Para o empresário que deseja salvaguardar sua paz
pessoal e profissional e não ver um patrimônio construído a ferro e fogo
soçobrar, o ideal é, a exemplo do planejamento sucessório e dos pactos
antenupciais do direito de família, tão em voga, que se vislumbrem as
contingências para as hipóteses do insucesso do negócio ou mesmo de
contendas entre os demais sócios. Isso se faz especialmente por meio de
um contrato social bem estudado e redigido, que reduza a margem para a
insegurança, prevendo e planificando os critérios avaliatórios e as
ações no caso de uma dissolução societária, qualquer que seja o seu
motivo.
[1] REQUIÃO, Rubens. Curso de direito comercial, São Paulo: Saraiva, v. 1, p. 270, 2003.
[2] COELHO, Fábio Ulhoa. Curso de direito comercial. São Paulo: Saraiva, v.1, p. 97-98.
[3] MARTINS, Eliseu. Avaliação de empresas: da mensuração contábil e econômica. São Paulo: Atlas, 2001, p. 270.

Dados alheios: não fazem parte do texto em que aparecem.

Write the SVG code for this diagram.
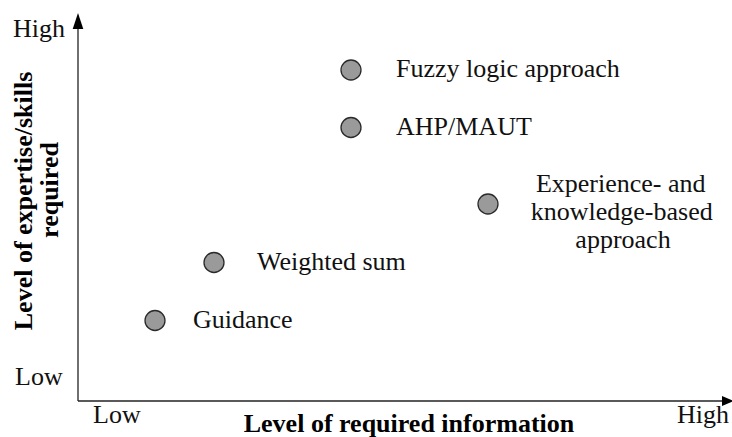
<svg xmlns="http://www.w3.org/2000/svg" width="732" height="437" viewBox="0 0 732 437">
  <defs>
    <style>
      .lbl { font-family: "Liberation Serif", "Times New Roman", serif; font-size: 26px; fill: #111; }
      .title { font-family: "Liberation Serif", "Times New Roman", serif; font-size: 26px; font-weight: bold; fill: #000; }
      .dot { fill: #9a9a9a; stroke: #2a2a2a; stroke-width: 1.3; }
      .axis { stroke: #222; stroke-width: 1.3; fill: none; }
    </style>
  </defs>
  <rect width="732" height="437" fill="#fff"/>

  <!-- axes -->
  <g id="axes">
    <line class="axis" x1="78" y1="26" x2="78" y2="401"/>
    <polygon points="78,13 72.7,29 83.3,29" fill="#000"/>
    <line class="axis" x1="78" y1="401" x2="724" y2="401" stroke="#444"/>
    <polygon points="734,401 722,396 722,406" fill="#000"/>
    <text class="lbl" x="13" y="37">High</text>
    <text class="lbl" x="15" y="385">Low</text>
    <text class="lbl" x="93" y="423">Low</text>
    <text class="lbl" x="677" y="423">High</text>
    <text class="title" x="409" y="432" text-anchor="middle">Level of required information</text>
    <text class="title" transform="translate(32,201) rotate(-90)" text-anchor="middle">Level of expertise/skills</text>
    <text class="title" transform="translate(58,190) rotate(-90)" text-anchor="middle">required</text>
  </g>

  <!-- methods -->
  <g id="fuzzy">
    <circle class="dot" cx="351" cy="70" r="10"/>
    <text class="lbl" x="396" y="77">Fuzzy logic approach</text>
  </g>
  <g id="ahp">
    <circle class="dot" cx="351" cy="127.5" r="10"/>
    <text class="lbl" x="396" y="135">AHP/MAUT</text>
  </g>
  <g id="experience">
    <circle class="dot" cx="488" cy="204" r="10"/>
    <text class="lbl" text-anchor="middle">
      <tspan x="624" y="192">Experience- and</tspan>
      <tspan x="625" y="220">knowledge-based</tspan>
      <tspan x="623" y="248">approach</tspan>
    </text>
  </g>
  <g id="weighted">
    <circle class="dot" cx="214" cy="262.5" r="10"/>
    <text class="lbl" x="257" y="270">Weighted sum</text>
  </g>
  <g id="guidance">
    <circle class="dot" cx="155" cy="320.5" r="10"/>
    <text class="lbl" x="193" y="328">Guidance</text>
  </g>
</svg>
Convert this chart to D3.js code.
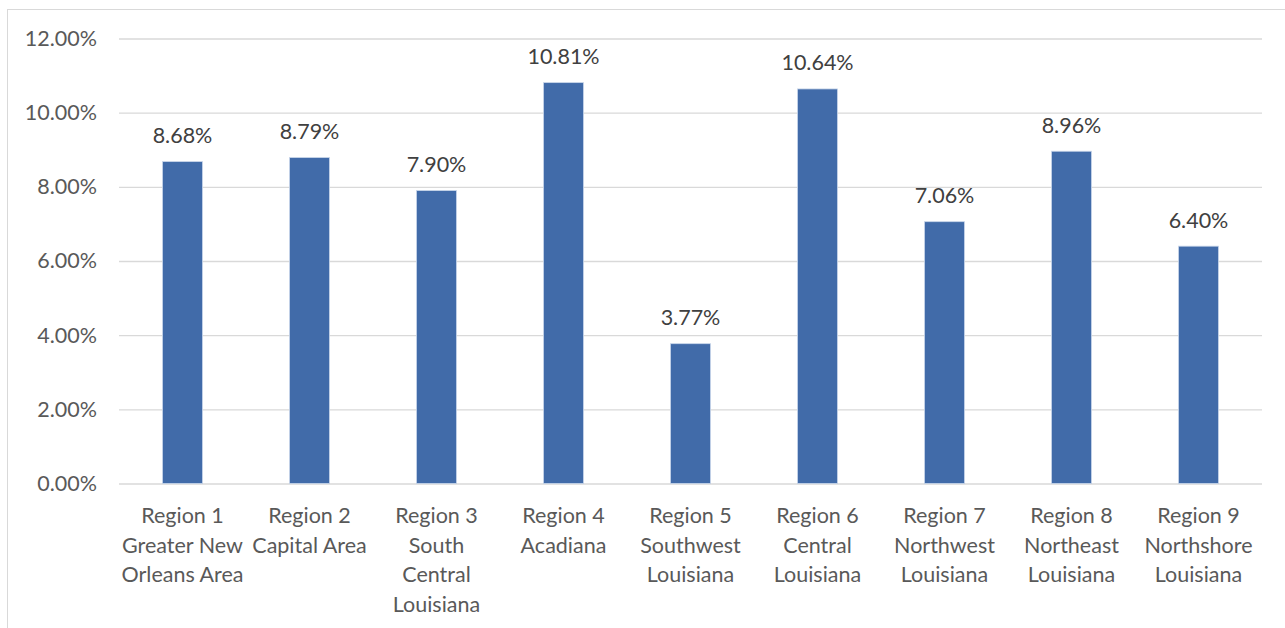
<!DOCTYPE html>
<html><head><meta charset="utf-8">
<script src="https://cdn.jsdelivr.net/npm/d3@7"></script>
<style>body{margin:0;background:#fff}svg{display:block}</style>
</head><body>
<script>
const categories = [
  ["Region 1","Greater New","Orleans Area"],
  ["Region 2","Capital Area"],
  ["Region 3","South","Central","Louisiana"],
  ["Region 4","Acadiana"],
  ["Region 5","Southwest","Louisiana"],
  ["Region 6","Central","Louisiana"],
  ["Region 7","Northwest","Louisiana"],
  ["Region 8","Northeast","Louisiana"],
  ["Region 9","Northshore","Louisiana"]
];
const values = [8.68, 8.79, 7.90, 10.81, 3.77, 10.64, 7.06, 8.96, 6.40];
const yTicks = [0, 2, 4, 6, 8, 10, 12];

const W = 1285, H = 628;
const svg = d3.select("body").append("svg").attr("width", W).attr("height", H);
svg.append("rect").attr("x", 7.5).attr("y", 9.5).attr("width", 1290).attr("height", 640)
  .attr("fill", "#fff").attr("stroke", "#d9d9d9").attr("stroke-width", 1);

const font = "Lato, 'Open Sans', sans-serif";
const fs = "21.5px";
const x = d3.scaleBand().domain(d3.range(categories.length)).range([119, 1262]).paddingInner(0.685).paddingOuter(0.3425);
const y = d3.scaleLinear().domain([0, 12]).range([483.5, 38.5]);

const yAxis = svg.append("g").attr("transform", "translate(119,0)")
  .call(d3.axisLeft(y).tickValues(yTicks).tickFormat(d => d.toFixed(2) + "%").tickSize(-1143).tickPadding(22));
yAxis.select(".domain").remove();
yAxis.selectAll("line").attr("stroke", "#d9d9d9").attr("stroke-width", 1.3);
yAxis.selectAll("text").attr("fill", "#595959").style("font-family", font).style("font-size", fs);

svg.selectAll("rect.bar").data(values).enter().append("rect").attr("class", "bar")
  .attr("x", (d, i) => x(i)).attr("width", x.bandwidth())
  .attr("y", d => y(d)).attr("height", d => y(0) - y(d))
  .attr("fill", "#416BA9").attr("stroke", "#c9d6ea").attr("stroke-width", 0.8);

svg.selectAll("text.val").data(values).enter().append("text").attr("class", "val")
  .attr("x", (d, i) => x(i) + x.bandwidth() / 2).attr("y", d => y(d) - 18.5)
  .attr("text-anchor", "middle").attr("fill", "#404040")
  .style("font-family", font).style("font-size", fs)
  .text(d => d.toFixed(2) + "%");

const lab = svg.selectAll("text.cat").data(categories).enter().append("text").attr("class", "cat")
  .attr("text-anchor", "middle").attr("fill", "#595959")
  .style("font-family", font).style("font-size", fs);
lab.each(function(lines, i) {
  const t = d3.select(this);
  lines.forEach((l, j) => {
    t.append("tspan").attr("x", x(i) + x.bandwidth() / 2).attr("y", 523 + j * 29.5).text(l);
  });
});
</script>
</body></html>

[4] SHIMIDT, Paulo; SANTOS, José Luis dos. Avaliação de ativos intangíveis. São Paulo: Atlas, 2002, p. 153
[5] WERNKE, Rodney. Identificação de potenciais geradores de intangíveis. Florianópolis, 2002. (Tese de Doutorado) – Universidade Federal de Santa Catarina.
[6] ORNELAS, Martinho Maurício Gomes de. Avaliação de Sociedades. São Paulo: Atlas, 2001, p. 123.